The Supreme Court rendered the 106-Tai-Shang-1726 Civil Decision on December 13, 2017 (the “Decision”) in which it held that  that computer programs are works consisting of a combination of instructions which cause computer hardwire to directly or indirectly produce specific results, so the ultimate objectives or functions of suchworks are ideas and are thus not protectable by copyright.

In this case, the Plaintiff filed a complaint asserting that  it holds the copyright to the the DELPHI version of an account receivable operating system, and that it has subsequently developed a .NET version of the same (“Software A”).  The system is designed with a low level core architecture and developer tool programs to address different customer needs on a real-time basis and rapidly develop applications.  As such, it was an important core of Software A.  The Defendant was a former employee who had set up another company and poached the developers and project manager of such software before being awarded a contract in the procurement project at issue to deploy such account receivable operating system (“Software B”).  The Plaintiff asserts that the source code, user interfaces and operating manual of Software B plagiarized Software A and its operating manual, thereby  infringing on the Plaintiff’s copyright, and the Plaintiff seeks damages for NT$10 million.  The lower court only awarded NT$1 million damages to the Plaintiff with all other claims rejected.  The Plaintiff thus appealed.
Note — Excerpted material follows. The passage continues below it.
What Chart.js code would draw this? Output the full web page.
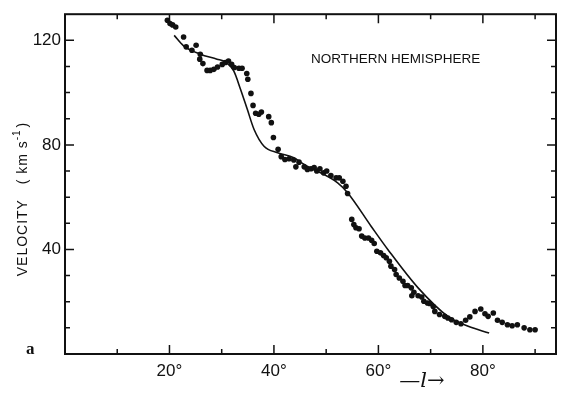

The Decision states that with respect to the operating manual of Software B, the expression of parts that are not the critical or core parts of the operating manual, or mere expressions of fact, fall within the principle of the merger of idea and expression; further, the general low level of creativity and about a 15% means that it is still within the scope of fair use.  As such, there is no infringement of the Plaintiff-Appellant’s copyright.  In addition, although the Defendant had a reasonable opportunity to come into contact with the software, since it is not possible to make a complete comparative analysis between Software A and Software B in the original operating environment but only among 167 programs with similar naming conventions, even if an abstract comparative analysis shows a possibility of plagiarizing expressions in Software A,  the plagiarized portions still only accounted for a very low percentage.  In consideration of the state of the infringing conduct and how a  and the decrease in software sales is not solely attributable to copyright infringement, the Decision found that the Defendant is unlikely to have willfully infringed Software A and the infringement was not material, hence damages in the amount of NT$1 million was appropriate, and there was no error in ruling rejecting the rest of the claims.  As for whether the plagiarized portions of Software A were fundamental or essential to the ultimate objectives or functions of the account receivable operating system, since this pertains to the appraisal of the ideas of the work and has no direct relationship with the determination of computer program infringement, ithas no bearing on the outcome of the decision.